-- Begin EXERCISE DATA --

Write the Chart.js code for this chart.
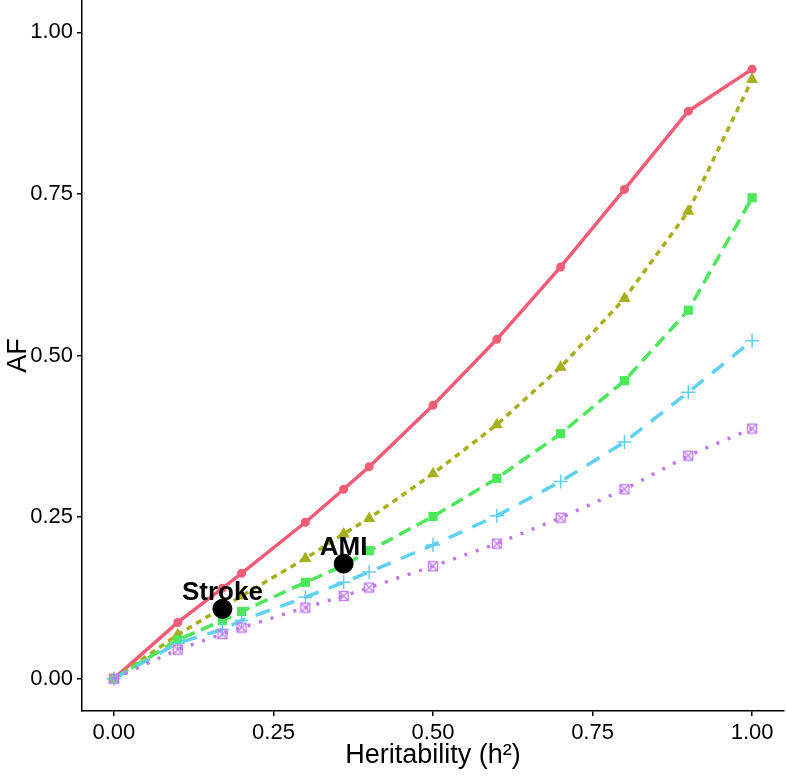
<!DOCTYPE html>
<html>
<head>
<meta charset="utf-8">
<script src="https://cdn.jsdelivr.net/npm/chart.js@4.4.1/dist/chart.umd.min.js"></script>
<style>
  html, body { margin: 0; padding: 0; background: #fff; }
  #wrap { width: 786px; height: 779px; }
</style>
</head>
<body>
<div id="wrap"><canvas id="chartAF" width="786" height="779"></canvas></div>
<script>
// heritability grid (x) and attributable fraction per scenario (y)
const h2Values = [0, 0.1, 0.17, 0.2, 0.3, 0.36, 0.4, 0.5, 0.6, 0.7, 0.8, 0.9, 1.0];
const afSeries1 = [0, 0.087, 0.140, 0.163, 0.242, 0.293, 0.328, 0.423, 0.525, 0.637, 0.757, 0.878, 0.943];
const afSeries2 = [0, 0.068, 0.110, 0.128, 0.186, 0.224, 0.248, 0.317, 0.393, 0.482, 0.588, 0.723, 0.927];
const afSeries3 = [0, 0.060, 0.090, 0.104, 0.149, 0.175, 0.198, 0.251, 0.310, 0.379, 0.461, 0.570, 0.744];
const afSeries4 = [0, 0.055, 0.076, 0.090, 0.126, 0.149, 0.165, 0.207, 0.252, 0.305, 0.366, 0.443, 0.523];
const afSeries5 = [0, 0.045, 0.069, 0.079, 0.110, 0.128, 0.141, 0.174, 0.209, 0.249, 0.293, 0.345, 0.387];

// observed diseases
const diseaseNames = ['Stroke', 'AMI'];
const diseaseH2 = [0.17, 0.36];
const diseaseAF = [0.108, 0.178];

const tickValues = [0, 0.25, 0.5, 0.75, 1.0];

function toPoints(xs, ys) {
    return xs.map((x, i) => ({ x: x, y: ys[i] }));
}

// square-with-cross marker (like ggplot shape 7)
function boxCrossMarker(color) {
    const c = document.createElement('canvas');
    c.width = 12; c.height = 12;
    const g = c.getContext('2d');
    g.strokeStyle = color;
    g.lineWidth = 1.4;
    g.strokeRect(1.5, 1.5, 9, 9);
    g.beginPath();
    g.moveTo(1.5, 1.5); g.lineTo(10.5, 10.5);
    g.moveTo(10.5, 1.5); g.lineTo(1.5, 10.5);
    g.stroke();
    return c;
}

// draws the disease names above the black points
const diseaseLabels = {
    id: 'diseaseLabels',
    afterDatasetsDraw(chart) {
        const meta = chart.getDatasetMeta(0);
        const ctx = chart.ctx;
        ctx.save();
        ctx.font = 'bold 26px "Liberation Sans", Arial, sans-serif';
        ctx.fillStyle = '#000';
        ctx.textAlign = 'center';
        ctx.textBaseline = 'alphabetic';
        meta.data.forEach((pt, i) => {
            ctx.fillText(diseaseNames[i], pt.x, pt.y - 9);
        });
        ctx.restore();
    }
};

const tickFont = { family: '"Liberation Sans", Arial, sans-serif', size: 22 };

function fixedTicks(scale) {
    scale.ticks = tickValues.map(v => ({ value: v }));
}

new Chart(document.getElementById('chartAF'), {
    type: 'scatter',
    data: {
        datasets: [
            {
                label: 'observed',
                data: toPoints(diseaseH2, diseaseAF),
                backgroundColor: '#000',
                borderColor: '#000',
                pointRadius: 9.5,
                showLine: false,
                order: 0
            },
            {
                label: 'scenario 1',
                data: toPoints(h2Values, afSeries1),
                showLine: true,
                borderColor: '#f25c77',
                backgroundColor: '#f25c77',
                borderWidth: 3.5,
                pointStyle: 'circle',
                pointRadius: 4.5,
                pointBorderWidth: 0,
                order: 5
            },
            {
                label: 'scenario 2',
                data: toPoints(h2Values, afSeries2),
                showLine: true,
                borderColor: '#a6b01c',
                backgroundColor: '#a6b01c',
                borderWidth: 3.5,
                borderDash: [6, 5],
                pointStyle: 'triangle',
                pointRadius: 7,
                pointBorderWidth: 0,
                order: 4
            },
            {
                label: 'scenario 3',
                data: toPoints(h2Values, afSeries3),
                showLine: true,
                borderColor: '#4ce85a',
                backgroundColor: '#4ce85a',
                borderWidth: 3.5,
                borderDash: [13, 7],
                pointStyle: 'rect',
                pointRadius: 6.5,
                pointBorderWidth: 0,
                order: 3
            },
            {
                label: 'scenario 4',
                data: toPoints(h2Values, afSeries4),
                showLine: true,
                borderColor: '#5ed0f2',
                backgroundColor: '#5ed0f2',
                borderWidth: 3.5,
                borderDash: [15, 11],
                pointStyle: 'cross',
                pointRadius: 7,
                pointBorderWidth: 1.5,
                order: 2
            },
            {
                label: 'scenario 5',
                data: toPoints(h2Values, afSeries5),
                showLine: true,
                borderColor: '#bf78f0',
                backgroundColor: '#bf78f0',
                borderWidth: 3.5,
                borderDash: [3, 9],
                pointStyle: boxCrossMarker('#c47ef2'),
                order: 1
            }
        ]
    },
    options: {
        responsive: false,
        animation: false,
        layout: { padding: 0, autoPadding: false },
        plugins: {
            legend: { display: false },
            tooltip: { enabled: false }
        },
        scales: {
            x: {
                type: 'linear',
                min: -0.05,
                max: 1.05,
                afterBuildTicks: fixedTicks,
                afterFit: function (scale) {
                    scale.height = 68;
                    scale.paddingLeft = 0;
                    scale.paddingRight = 2;
                },
                border: { display: true, color: '#000', width: 1.5 },
                grid: { drawOnChartArea: false, drawTicks: true, tickLength: 5, color: '#000', lineWidth: 1.5 },
                ticks: {
                    color: '#000',
                    font: tickFont,
                    padding: 4,
                    maxRotation: 0,
                    callback: v => v.toFixed(2)
                },
                title: {
                    display: true,
                    text: 'Heritability (h\u00B2)',
                    color: '#000',
                    font: { family: '"Liberation Sans", Arial, sans-serif', size: 27 },
                    padding: { top: 0, bottom: 7 }
                }
            },
            y: {
                type: 'linear',
                min: -0.05,
                max: 1.05,
                afterBuildTicks: fixedTicks,
                afterFit: function (scale) {
                    scale.width = 82;
                    scale.paddingTop = 0;
                    scale.paddingBottom = 0;
                },
                border: { display: true, color: '#000', width: 1.5 },
                grid: { drawOnChartArea: false, drawTicks: true, tickLength: 5, color: '#000', lineWidth: 1.5 },
                ticks: {
                    color: '#000',
                    font: tickFont,
                    padding: 4,
                    callback: v => v.toFixed(2)
                },
                title: {
                    display: true,
                    text: 'AF',
                    color: '#000',
                    font: { family: '"Liberation Sans", Arial, sans-serif', size: 27 },
                    padding: { top: 2, bottom: 0 }
                }
            }
        }
    },
    plugins: [diseaseLabels]
});
</script>
</body>
</html>
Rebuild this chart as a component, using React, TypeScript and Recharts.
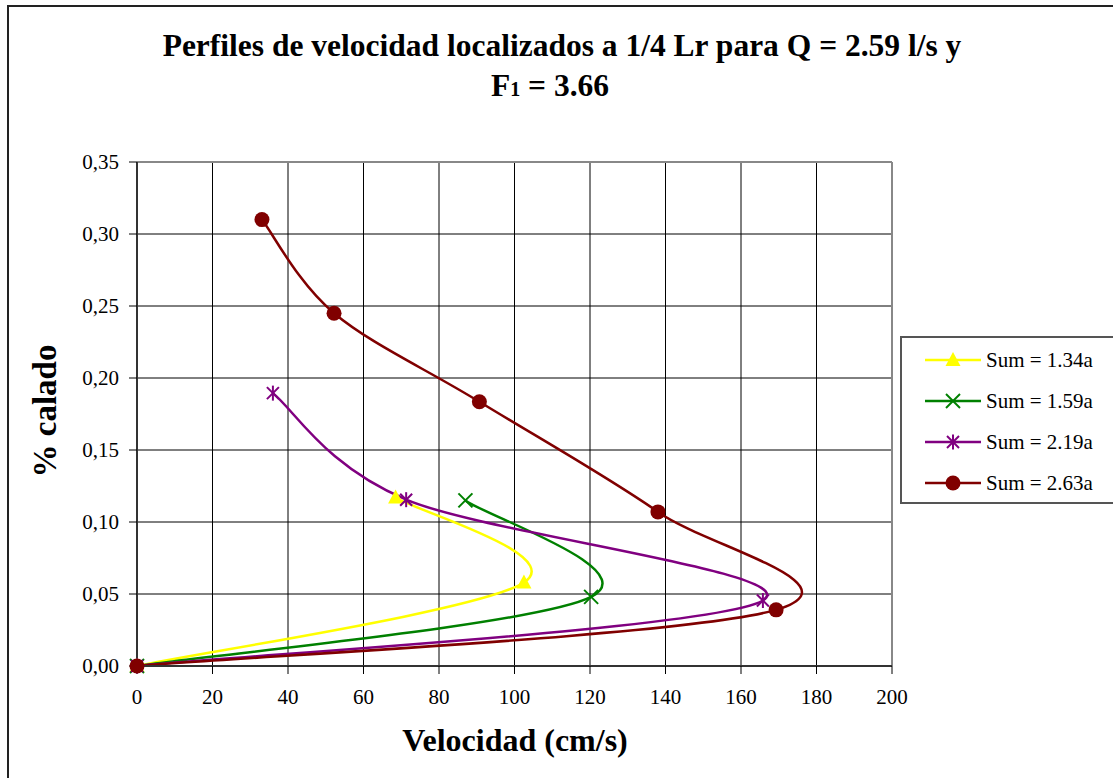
import React from 'react'
import { LineChart, Line, XAxis, YAxis, CartesianGrid, ReferenceLine } from 'recharts'

// velocity (cm/s) vs fraction of depth, one list per series (bottom point first)
const sum134 = [
  { x: 0, y: 0 },
  { x: 102.5, y: 0.058 },
  { x: 68.5, y: 0.117 },
]
const sum159 = [
  { x: 0, y: 0 },
  { x: 120.3, y: 0.048 },
  { x: 87, y: 0.115 },
]
const sum219 = [
  { x: 0, y: 0 },
  { x: 165.8, y: 0.0455 },
  { x: 71.3, y: 0.1155 },
  { x: 36, y: 0.1895 },
]
const sum263 = [
  { x: 0, y: 0 },
  { x: 169.3, y: 0.039 },
  { x: 138, y: 0.107 },
  { x: 90.7, y: 0.1835 },
  { x: 52.2, y: 0.245 },
  { x: 33.1, y: 0.31 },
]

const xTicks = [0, 20, 40, 60, 80, 100, 120, 140, 160, 180, 200]
const yTicks = [0, 0.05, 0.1, 0.15, 0.2, 0.25, 0.3, 0.35]

const FONT = '"Liberation Serif", "Times New Roman", serif'

type Marker = 'triangle' | 'x' | 'star' | 'circle'

const series: { name: string; data: { x: number; y: number }[]; color: string; marker: Marker }[] = [
  { name: 'Sum = 1.34a', data: sum134, color: '#FFFF00', marker: 'triangle' },
  { name: 'Sum = 1.59a', data: sum159, color: '#008000', marker: 'x' },
  { name: 'Sum = 2.19a', data: sum219, color: '#800080', marker: 'star' },
  { name: 'Sum = 2.63a', data: sum263, color: '#800000', marker: 'circle' },
]

// Excel style smoothing: bezier through the points, tangents from neighbours
function excelSmooth(context: any) {
  let pts: number[][] = []
  return {
    areaStart() {},
    areaEnd() {},
    lineStart() { pts = [] },
    point(x: number, y: number) { pts.push([+x, +y]) },
    lineEnd() {
      const n = pts.length
      if (!n) return
      context.moveTo(pts[0][0], pts[0][1])
      for (let i = 0; i < n - 1; i++) {
        const p0 = pts[Math.max(i - 1, 0)]
        const p1 = pts[i]
        const p2 = pts[i + 1]
        const p3 = pts[Math.min(i + 2, n - 1)]
        context.bezierCurveTo(
          p1[0] + (p2[0] - p0[0]) / 6, p1[1] + (p2[1] - p0[1]) / 6,
          p2[0] - (p3[0] - p1[0]) / 6, p2[1] - (p3[1] - p1[1]) / 6,
          p2[0], p2[1]
        )
      }
    },
  }
}

function MarkerShape({ kind, cx, cy, color }: { kind: Marker; cx: number; cy: number; color: string }) {
  switch (kind) {
    case 'triangle':
      return <polygon points={`${cx},${cy - 8} ${cx + 7.5},${cy + 6} ${cx - 7.5},${cy + 6}`} fill={color} />
    case 'x':
      return (
        <g stroke={color} strokeWidth={2}>
          <line x1={cx - 7} y1={cy - 7} x2={cx + 7} y2={cy + 7} />
          <line x1={cx - 7} y1={cy + 7} x2={cx + 7} y2={cy - 7} />
        </g>
      )
    case 'star':
      return (
        <g stroke={color} strokeWidth={2}>
          <line x1={cx - 6} y1={cy - 6} x2={cx + 6} y2={cy + 6} />
          <line x1={cx - 6} y1={cy + 6} x2={cx + 6} y2={cy - 6} />
          <line x1={cx} y1={cy - 7.5} x2={cx} y2={cy + 7.5} />
        </g>
      )
    default:
      return <circle cx={cx} cy={cy} r={7.5} fill={color} />
  }
}

const fmt = (v: number) => v.toFixed(2).replace('.', ',')

const tickStyle = { fill: '#000', fontSize: 21, fontFamily: FONT, style: { fontFamily: FONT } }

export default function App() {
  return (
    <div style={{ position: 'absolute', left: 0, top: 0, width: 1113, height: 778, overflow: 'hidden', background: '#fff', fontFamily: FONT }}>
      <div style={{ position: 'absolute', left: 7, top: 5, width: 1120, height: 790, border: '2px solid #222', boxSizing: 'border-box' }} />

      <div style={{ position: 'absolute', left: 0, top: 26, width: 1124, textAlign: 'center', fontSize: 31.5, fontWeight: 'bold', lineHeight: '40px' }}>
        Perfiles de velocidad localizados a 1/4 Lr para Q = 2.59 l/s y
        <br />
        <span style={{ position: 'relative', left: -12 }}>F<span style={{ fontSize: 20 }}>1</span> = 3.66</span>
      </div>

      <div style={{ position: 'absolute', left: 45, top: 411, transform: 'translate(-50%, -50%) rotate(-90deg)', fontSize: 33, fontWeight: 'bold', whiteSpace: 'nowrap' }}>
        % calado
      </div>

      <div style={{ position: 'absolute', left: 0, top: 722, width: 1030, textAlign: 'center', fontSize: 32, fontWeight: 'bold' }}>
        Velocidad (cm/s)
      </div>

      <div style={{ position: 'absolute', left: 0, top: 0, fontFamily: FONT }}>
        <LineChart width={1113} height={778} margin={{ top: 162, right: 221, bottom: 72, left: 67 }} style={{ fontFamily: FONT }}>
          <CartesianGrid stroke="#000" strokeWidth={1} horizontalValues={yTicks} verticalValues={xTicks} />
          <XAxis
            type="number"
            dataKey="x"
            domain={[0, 200]}
            ticks={xTicks}
            height={40}
            tickSize={8}
            tickMargin={15}
            axisLine={{ stroke: '#333', strokeWidth: 2 }}
            tickLine={{ stroke: '#000' }}
            tick={tickStyle}
          />
          <YAxis
            type="number"
            dataKey="y"
            domain={[0, 0.35]}
            ticks={yTicks}
            width={70}
            tickSize={8}
            tickMargin={10}
            tickFormatter={fmt}
            axisLine={{ stroke: '#333', strokeWidth: 2 }}
            tickLine={{ stroke: '#000' }}
            tick={tickStyle}
          />
          <ReferenceLine y={0.35} stroke="#888" strokeWidth={2} />
          <ReferenceLine x={200} stroke="#888" strokeWidth={2} />
          {series.map((s) => (
            <Line
              key={s.name}
              data={s.data}
              dataKey="y"
              name={s.name}
              type={excelSmooth as any}
              stroke={s.color}
              strokeWidth={2.5}
              isAnimationActive={false}
              dot={(p: any) => <MarkerShape key={`${s.name}-${p.index}`} kind={s.marker} cx={p.cx} cy={p.cy} color={s.color} />}
              activeDot={false}
            />
          ))}
        </LineChart>
      </div>

      <div style={{ position: 'absolute', left: 900, top: 336, width: 230, height: 168, border: '2px solid #555', boxSizing: 'border-box', background: '#fff' }}>
        {series.map((s, i) => (
          <div key={s.name} style={{ position: 'absolute', left: 0, top: 8 + i * 41, height: 28, display: 'flex', alignItems: 'center' }}>
            <svg width={84} height={28}>
              <line x1={23} y1={14} x2={79} y2={14} stroke={s.color} strokeWidth={2.5} />
              <MarkerShape kind={s.marker} cx={51} cy={14} color={s.color} />
            </svg>
            <span style={{ fontSize: 21, whiteSpace: 'nowrap' }}>{s.name}</span>
          </div>
        ))}
      </div>
    </div>
  )
}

-- End EXERCISE DATA --

**OBJECTIVE**.
Gather each line in the data that holds the string "this".

**RESPONSE BELOW**.
Write the Chart.js code for this chart.
Rebuild this chart as a component, using React, TypeScript and Recharts.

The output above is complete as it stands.